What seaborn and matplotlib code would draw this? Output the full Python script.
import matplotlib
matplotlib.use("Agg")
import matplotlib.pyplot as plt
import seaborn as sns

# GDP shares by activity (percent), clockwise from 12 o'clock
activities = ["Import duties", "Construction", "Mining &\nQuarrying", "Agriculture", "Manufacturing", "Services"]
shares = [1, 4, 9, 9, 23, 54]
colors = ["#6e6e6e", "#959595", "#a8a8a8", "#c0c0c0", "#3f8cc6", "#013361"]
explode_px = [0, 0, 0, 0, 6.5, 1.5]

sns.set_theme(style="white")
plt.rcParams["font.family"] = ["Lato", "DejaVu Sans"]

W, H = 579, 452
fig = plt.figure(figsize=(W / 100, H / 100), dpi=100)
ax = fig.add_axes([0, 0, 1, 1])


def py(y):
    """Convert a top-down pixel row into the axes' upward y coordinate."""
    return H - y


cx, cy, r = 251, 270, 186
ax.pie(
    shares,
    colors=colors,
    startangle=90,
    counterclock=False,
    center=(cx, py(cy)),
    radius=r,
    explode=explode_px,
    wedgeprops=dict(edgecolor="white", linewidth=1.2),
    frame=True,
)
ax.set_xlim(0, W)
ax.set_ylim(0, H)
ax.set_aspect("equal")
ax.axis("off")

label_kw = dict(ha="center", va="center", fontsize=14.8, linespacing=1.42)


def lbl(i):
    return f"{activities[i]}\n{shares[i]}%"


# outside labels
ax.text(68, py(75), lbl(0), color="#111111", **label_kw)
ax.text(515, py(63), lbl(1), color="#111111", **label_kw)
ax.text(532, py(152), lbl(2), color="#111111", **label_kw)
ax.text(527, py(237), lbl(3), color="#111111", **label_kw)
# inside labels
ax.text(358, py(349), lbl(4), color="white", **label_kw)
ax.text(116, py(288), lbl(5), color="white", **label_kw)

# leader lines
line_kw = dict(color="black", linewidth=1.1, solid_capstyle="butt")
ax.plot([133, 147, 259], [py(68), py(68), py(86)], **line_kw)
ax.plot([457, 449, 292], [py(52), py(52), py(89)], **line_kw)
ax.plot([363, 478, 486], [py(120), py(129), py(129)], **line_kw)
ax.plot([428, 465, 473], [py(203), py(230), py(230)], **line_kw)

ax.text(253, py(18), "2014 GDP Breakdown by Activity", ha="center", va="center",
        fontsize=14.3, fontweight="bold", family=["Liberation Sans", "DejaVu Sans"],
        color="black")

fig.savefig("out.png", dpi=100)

**Stated goal**
Reproduce only the lines from the top of the material through the one bearing "import seaborn as sns", each exactly as it stands.

**Problem solution**
What seaborn and matplotlib code would draw this? Output the full Python script.
import matplotlib
matplotlib.use("Agg")
import matplotlib.pyplot as plt
import seaborn as sns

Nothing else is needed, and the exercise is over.